I came across a great article the other day on The Daily Beast called Are Twentysomethings Too Afraid of Missing Out? The author concludes that her struggles with FOMO are “nothing unusual,” and common for a “typical twenty-something.” She references the original meaning of FOMO which was “born from the constant pressure of social media” but expands it to a greater and deeper problem for today’s twentysomethings, based on the book Twentysomething: Why Do Young Adults Seem Stuck? by mother-daughter team Robin & Samantha Henig.
They (the Henigs) chalk it up to “regret-avoidance,” and suspect someone like Muir is simply “forestalling any kind of commitment,” citing a longitudinal study that found people tend to feel deeper regret about the things they didn’t do than the things they did. That analysis sounds a lot like FOMO to me, not just of missing the best party Friday, but of missing the best adventure, the best partner, the best life.

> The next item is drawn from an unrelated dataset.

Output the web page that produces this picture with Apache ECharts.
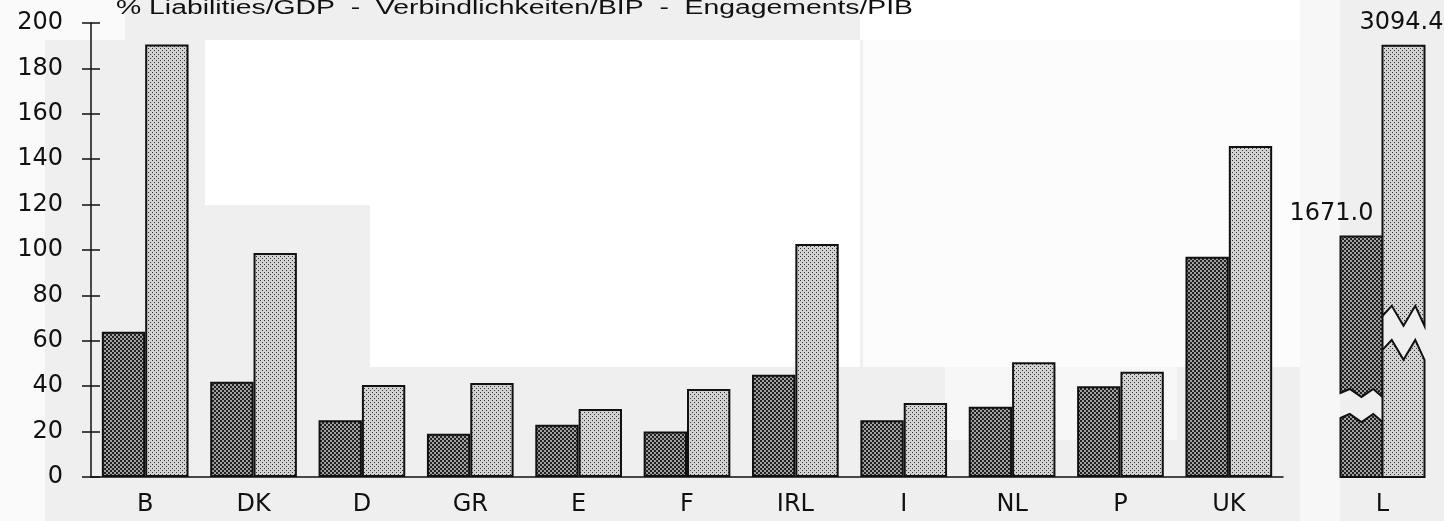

The more you talk to people who have so many choices, the more you see how plagued they are by the very length of the menu in front of them.
–Lizzie Crocker of The Daily Beast
I think pressure is something Civic generations have in common. Draper escaped the dead-end life of poverty through success proven by materialism. Millennials are trying to escape the emptiness of the fabled 1950s, through the ongoing search for fulfillment. Proven by how awesome you are 😉
So, as I said earlier, I don’t think the message GI’s meant to send was “materialism solves all your problems.” They wanted the comfort of middle-class living, and a bright future. In the same way I don’t think millennials are intentionally burdened with choice overload, I think previous generations were just trying to escape the boxed-in living they had witnessed. So thanks for that!
Maybe the drive for fulfillment for millennials should be tempered with contentment? Finding the best is admirable, but learning to make the best of things as you go along is also a worthy goal.